1.  Sikap dalam beragama begitu penting untuk menentukan akan bagaimana perilaku kita dalam  masyarakat, khususnya dalam bidang beragama. Akan bersikap eksklusivisme, inklusivisme, pluralisme/paralelisme, eklektivisme, atau universalisme. Semua itu tergantung kepada pribadi kita masing-masing.
2.  Etika dalam beragama perlu diterapkan dalam kehidupan sehari-hari karena dengan menerapkan hal tersebut maka nilai dan kualitas kita dalam beragama akan menjadi lebih baik.
3.  Toleransi dalam beragama merupakan landasan utama untuk menjaga keharmonisan antar umat beragama supaya tidak terjadi perpecahan antar pemeluk agama (seperti apa yang sudah di jelaskan dalam Al-Qur’an yaitu Q.S. Al-Imran: 103)


           3.2. Saran
Penerapan teori sikap, etika, dan toleransi beragama harus diterapkan dalam kehidupan sehari-hari mengingat betapa pentingnya tiga hal tersebut dalam kehidupan beragama yang mempunyai manfaat untuk menjaga perdamaian umat beragama.

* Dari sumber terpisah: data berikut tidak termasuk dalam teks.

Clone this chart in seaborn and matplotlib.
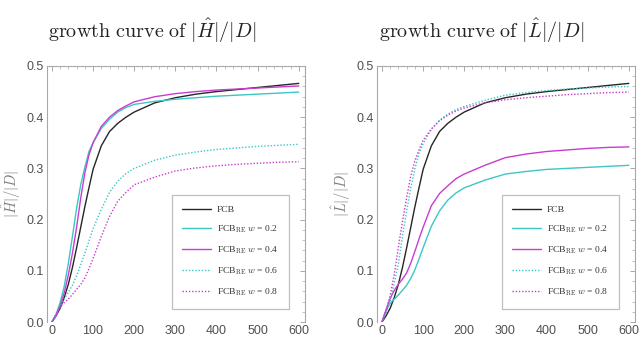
import numpy as np
import pandas as pd
import matplotlib
matplotlib.use("Agg")
import matplotlib.pyplot as plt
import seaborn as sns
from matplotlib.ticker import MultipleLocator

# ---------------------------------------------------
# DATA
# ---------------------------------------------------

steps = [0, 10, 20, 30, 40, 50, 60, 70, 80, 90, 100, 120, 140, 160, 180, 200,
         250, 300, 350, 400, 450, 500, 550, 600]

fcb = [0, 0.012, 0.027, 0.048, 0.074, 0.107, 0.145, 0.185, 0.225, 0.262, 0.298, 0.344,
       0.372, 0.388, 0.400, 0.410, 0.428, 0.438, 0.445, 0.450, 0.454, 0.458, 0.462, 0.466]

# left panel: |H|/|D|
h_w02 = [0, 0.015, 0.038, 0.070, 0.115, 0.168, 0.222, 0.268, 0.302, 0.333, 0.350, 0.378,
         0.396, 0.410, 0.419, 0.425, 0.431, 0.435, 0.438, 0.441, 0.443, 0.445, 0.447, 0.449]
h_w04 = [0, 0.012, 0.032, 0.057, 0.092, 0.135, 0.185, 0.242, 0.291, 0.326, 0.350, 0.382,
         0.400, 0.413, 0.422, 0.430, 0.440, 0.446, 0.450, 0.453, 0.455, 0.457, 0.459, 0.461]
h_w06 = [0, 0.014, 0.030, 0.045, 0.058, 0.072, 0.090, 0.112, 0.134, 0.158, 0.182, 0.220,
         0.253, 0.275, 0.290, 0.300, 0.316, 0.326, 0.332, 0.337, 0.340, 0.343, 0.345, 0.347]
h_w08 = [0, 0.016, 0.030, 0.038, 0.045, 0.054, 0.064, 0.073, 0.086, 0.104, 0.124, 0.167,
         0.206, 0.236, 0.253, 0.268, 0.283, 0.295, 0.301, 0.305, 0.308, 0.310, 0.312, 0.313]

# right panel: |L|/|D|
l_w02 = [0, 0.022, 0.037, 0.045, 0.053, 0.062, 0.072, 0.085, 0.102, 0.123, 0.145, 0.187,
         0.217, 0.238, 0.252, 0.262, 0.277, 0.289, 0.294, 0.298, 0.300, 0.302, 0.304, 0.306]
l_w04 = [0, 0.024, 0.046, 0.062, 0.074, 0.084, 0.096, 0.115, 0.138, 0.162, 0.185, 0.227,
         0.251, 0.266, 0.280, 0.289, 0.306, 0.321, 0.328, 0.333, 0.336, 0.339, 0.341, 0.342]
l_w06 = [0, 0.018, 0.042, 0.076, 0.114, 0.168, 0.217, 0.262, 0.299, 0.329, 0.348, 0.376,
         0.394, 0.406, 0.415, 0.421, 0.433, 0.443, 0.448, 0.452, 0.455, 0.457, 0.459, 0.460]
l_w08 = [0, 0.022, 0.052, 0.094, 0.147, 0.197, 0.243, 0.285, 0.315, 0.336, 0.355, 0.377,
         0.393, 0.404, 0.412, 0.418, 0.428, 0.434, 0.438, 0.441, 0.444, 0.446, 0.448, 0.449]

labels = ["FCB",
          r"FCB$_{\mathrm{RE}}$ $w$ = 0.2",
          r"FCB$_{\mathrm{RE}}$ $w$ = 0.4",
          r"FCB$_{\mathrm{RE}}$ $w$ = 0.6",
          r"FCB$_{\mathrm{RE}}$ $w$ = 0.8"]

titles = [r"$\mathrm{growth\ curve\ of\ }|\hat{H}|/|D|$",
          r"$\mathrm{growth\ curve\ of\ }|\hat{L}|/|D|$"]
ylabels = [r"$|\hat{H}|/|D|$", r"$|\hat{L}|/|D|$"]

# ---------------------------------------------------
# STYLE
# ---------------------------------------------------

sns.set_style("white")
plt.rcParams["font.family"] = ["Liberation Sans", "DejaVu Sans"]
plt.rcParams["mathtext.fontset"] = "cm"

BLACK = "#262626"
CYAN = "#3cc6c6"
MAGENTA = "#c93ccf"
FRAME = "#a8a8a8"
TICKTXT = "#505050"

colors = [BLACK, CYAN, MAGENTA, CYAN, MAGENTA]
styles = ["-", "-", "-", (0, (1, 1.3)), (0, (1, 1.3))]

fig = plt.figure(figsize=(6.4, 3.37), dpi=100)
ax_l = fig.add_axes([0.0734, 0.0445, 0.4031, 0.7597])
ax_r = fig.add_axes([0.5891, 0.0445, 0.4031, 0.7597])

panels = [
    (ax_l, [fcb, h_w02, h_w04, h_w06, h_w08]),
    (ax_r, [fcb, l_w02, l_w04, l_w06, l_w08]),
]

# ---------------------------------------------------
# DRAW
# ---------------------------------------------------

for i, (ax, series) in enumerate(panels):
    for vals, col, ls, lab in zip(series, colors, styles, labels):
        sns.lineplot(x=steps, y=vals, ax=ax, color=col, linestyle=ls,
                     linewidth=1.0, label=lab)

    ax.set_xlim(-12, 615)
    ax.set_ylim(0, 0.5)
    ax.xaxis.set_major_locator(MultipleLocator(100))
    ax.xaxis.set_minor_locator(MultipleLocator(20))
    ax.yaxis.set_major_locator(MultipleLocator(0.1))
    ax.yaxis.set_minor_locator(MultipleLocator(0.02))
    ax.yaxis.set_major_formatter(matplotlib.ticker.FormatStrFormatter("%.1f"))

    ax.tick_params(which="both", direction="in", top=True, right=True,
                   color=FRAME, labelcolor=TICKTXT, labelsize=9)
    ax.tick_params(which="major", length=3.5, width=0.7, pad=2)
    ax.tick_params(which="minor", length=2, width=0.5)

    for side in ["left", "right", "top"]:
        ax.spines[side].set_color(FRAME)
        ax.spines[side].set_linewidth(0.8)
    ax.spines["bottom"].set_visible(False)

    ax.set_xlabel("")
    ax.set_ylabel(ylabels[i], color="#808080", fontsize=10.5, labelpad=3)

    leg = ax.legend(loc="lower right", bbox_to_anchor=(0.938, 0.05),
                    borderaxespad=0, frameon=True, fancybox=False,
                    prop={"family": "Liberation Serif", "size": 6.8},
                    handlelength=3.0, handletextpad=0.65, labelspacing=1.0,
                    borderpad=1.15)
    leg.get_frame().set_edgecolor("#b0b0b0")
    leg.get_frame().set_linewidth(0.9)
    for t in leg.get_texts():
        t.set_color("#333333")

fig.text(0.238, 0.91, titles[0], ha="center", va="center", fontsize=14.5, color="#222222")
fig.text(0.753, 0.91, titles[1], ha="center", va="center", fontsize=14.5, color="#222222")

plt.savefig("out.png", dpi=100)
plt.close()
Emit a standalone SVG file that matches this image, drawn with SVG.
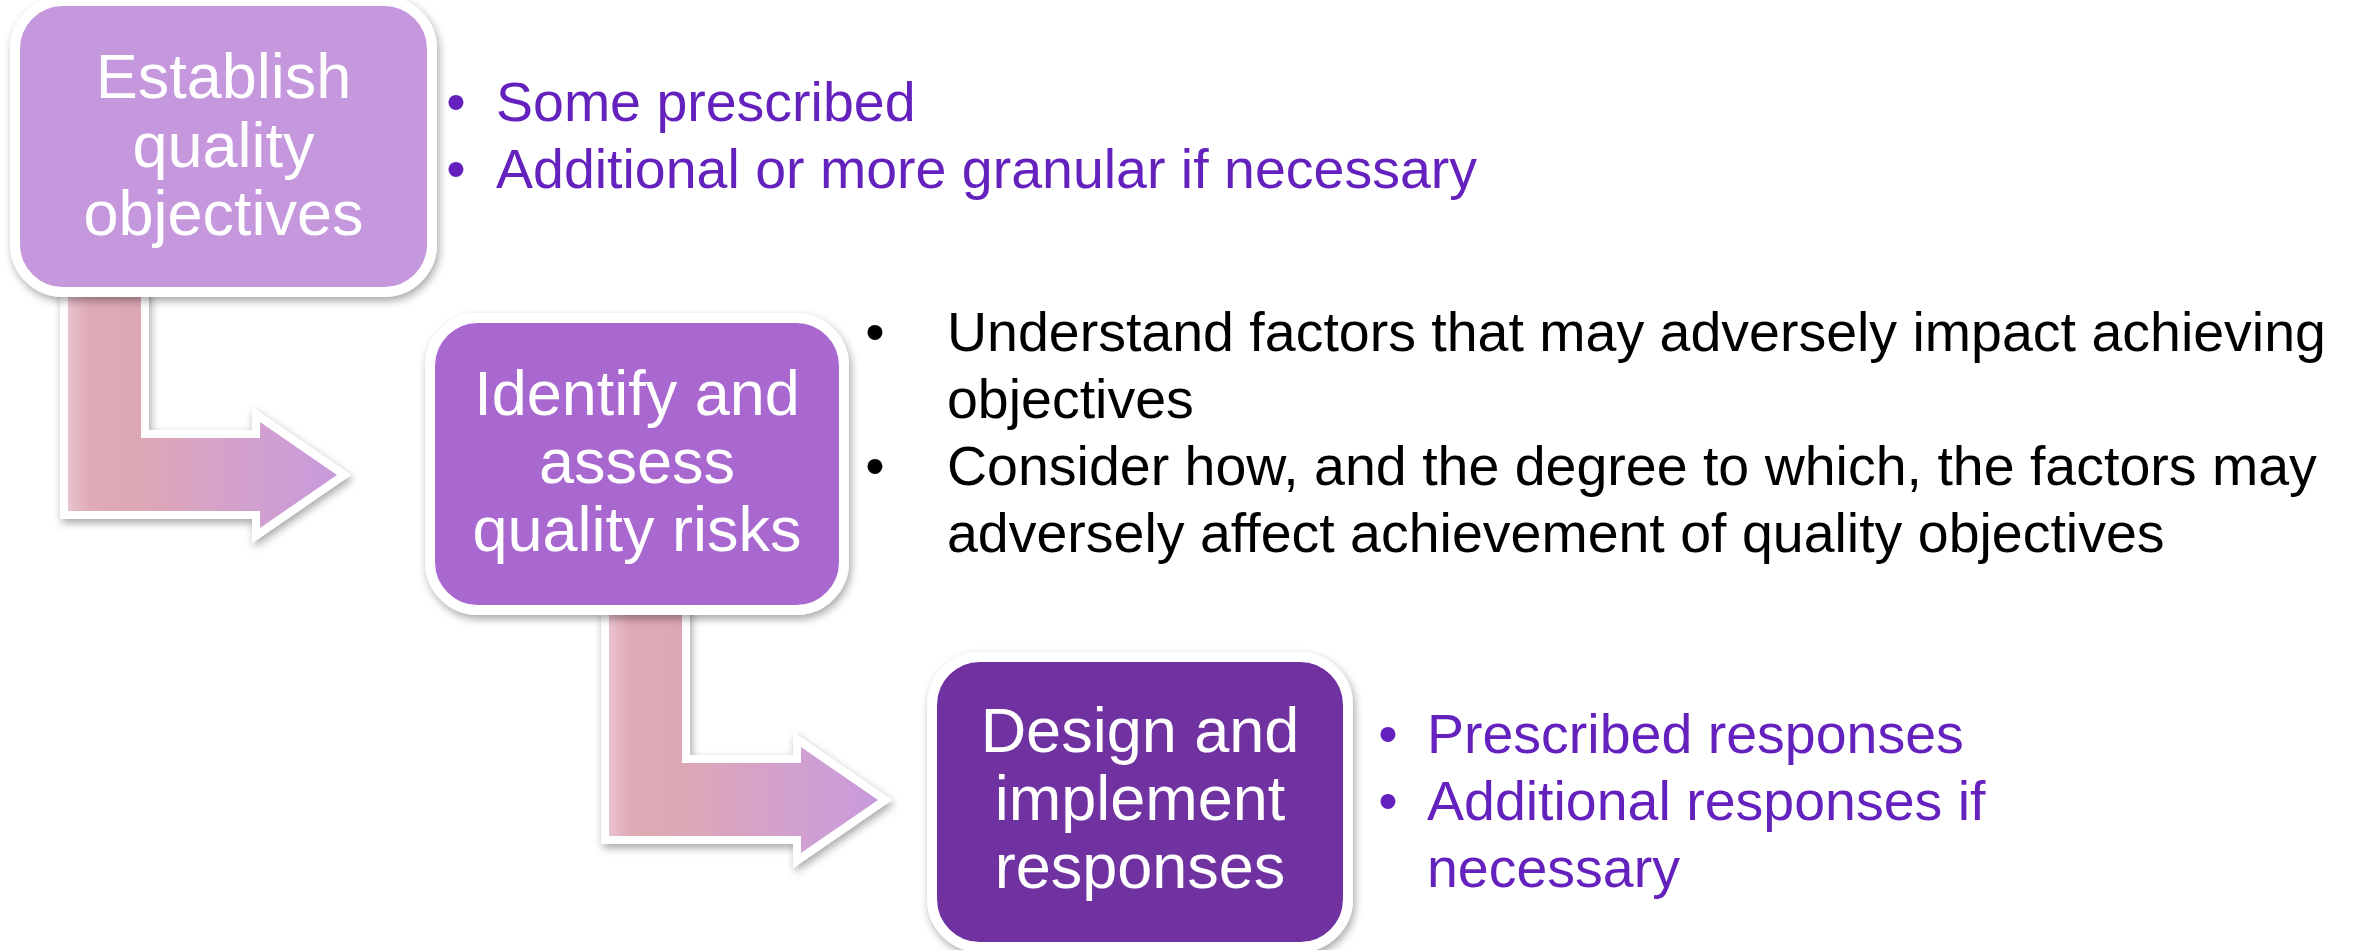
<svg xmlns="http://www.w3.org/2000/svg" width="2361" height="950" viewBox="0 0 2361 950">
  <style>
    .box-label { font-family: "Liberation Sans", Arial, sans-serif; font-size: 63px; fill: #FFFFFF; text-anchor: middle; }
    .bul { font-family: "Liberation Sans", Arial, sans-serif; font-size: 55.5px; }
    .purple { fill: #6421BD; }
    .black { fill: #000000; }
    .dot { text-anchor: middle; }
    .box { stroke: #FFFFFF; stroke-width: 10; filter: url(#shadow); }
  </style>
  <defs>
    <filter id="shadow" x="-10%" y="-10%" width="125%" height="125%">
      <feDropShadow dx="2" dy="4" stdDeviation="4" flood-color="#000000" flood-opacity="0.35"/>
    </filter>
    <linearGradient id="arrowGrad" x1="0" y1="0" x2="1" y2="0">
      <stop offset="0" stop-color="#E9C3CE"/>
      <stop offset="0.08" stop-color="#E0AAB6"/>
      <stop offset="0.27" stop-color="#DEA7B5"/>
      <stop offset="0.6" stop-color="#D4A1CA"/>
      <stop offset="1" stop-color="#C89ADC"/>
    </linearGradient>
    <path id="bentArrow" d="M68,282 L141,282 L141,438 L260,438 L260,422 L337,475 L260,528 L260,511 L68,511 Z"/>
  </defs>
  <rect x="0" y="0" width="2361" height="950" fill="#FFFFFF"/>

  <g id="connectors">
    <g id="arrow1">
      <use href="#bentArrow" fill="#FFFFFF" stroke="#FFFFFF" stroke-width="16" stroke-linejoin="miter" filter="url(#shadow)"/>
      <use href="#bentArrow" fill="url(#arrowGrad)"/>
    </g>
    <g id="arrow2" transform="translate(541,325)">
      <use href="#bentArrow" fill="#FFFFFF" stroke="#FFFFFF" stroke-width="16" stroke-linejoin="miter" filter="url(#shadow)"/>
      <use href="#bentArrow" fill="url(#arrowGrad)"/>
    </g>
  </g>

  <g id="node-establish">
    <rect class="box" x="15" y="1" width="417" height="291" rx="48" ry="48" fill="#C597DD"/>
    <text class="box-label" x="223.5" y="98">Establish</text>
    <text class="box-label" x="223.5" y="167">quality</text>
    <text class="box-label" x="223.5" y="235">objectives</text>
  </g>

  <g id="node-identify">
    <rect class="box" x="430" y="318" width="414" height="292" rx="48" ry="48" fill="#A868CF"/>
    <text class="box-label" x="637" y="415">Identify and</text>
    <text class="box-label" x="637" y="483">assess</text>
    <text class="box-label" x="637" y="551">quality risks</text>
  </g>

  <g id="node-design">
    <rect class="box" x="932" y="657" width="416" height="290" rx="48" ry="48" fill="#7030A0"/>
    <text class="box-label" x="1140" y="752">Design and</text>
    <text class="box-label" x="1140" y="820">implement</text>
    <text class="box-label" x="1140" y="888">responses</text>
  </g>

  <g id="notes-establish">
    <text class="bul purple dot" x="456" y="121">•</text>
    <text class="bul purple" x="496" y="121">Some prescribed</text>
    <text class="bul purple dot" x="456" y="188">•</text>
    <text class="bul purple" x="496" y="188">Additional or more granular if necessary</text>
  </g>

  <g id="notes-identify">
    <text class="bul black dot" x="875" y="351">•</text>
    <text class="bul black" x="947" y="351">Understand factors that may adversely impact achieving</text>
    <text class="bul black" x="947" y="418">objectives</text>
    <text class="bul black dot" x="875" y="485">•</text>
    <text class="bul black" x="947" y="485">Consider how, and the degree to which, the factors may</text>
    <text class="bul black" x="947" y="552">adversely affect achievement of quality objectives</text>
  </g>

  <g id="notes-design">
    <text class="bul purple dot" x="1388" y="753">•</text>
    <text class="bul purple" x="1427" y="753">Prescribed responses</text>
    <text class="bul purple dot" x="1388" y="820">•</text>
    <text class="bul purple" x="1427" y="820">Additional responses if</text>
    <text class="bul purple" x="1427" y="887">necessary</text>
  </g>
</svg>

Semoga makalah ini dapat bermanfaat dan menciptakan pemilihihan kepemimpinan yang baik,dan semoga makalah ini memberikan dorongan, semangat, bahkan pemikiran para pembaca, dengan makalah ini menjadi pedoman kaidah yang baik.
                  Demikianlah penjelasan tentang  teori sikap, etika, dan toleransi beragama bila kiranya ada salah dalam penulisan kata-kata kami mohon maaf, semoga makalah ini dapat bermanfaat bagi kita semua.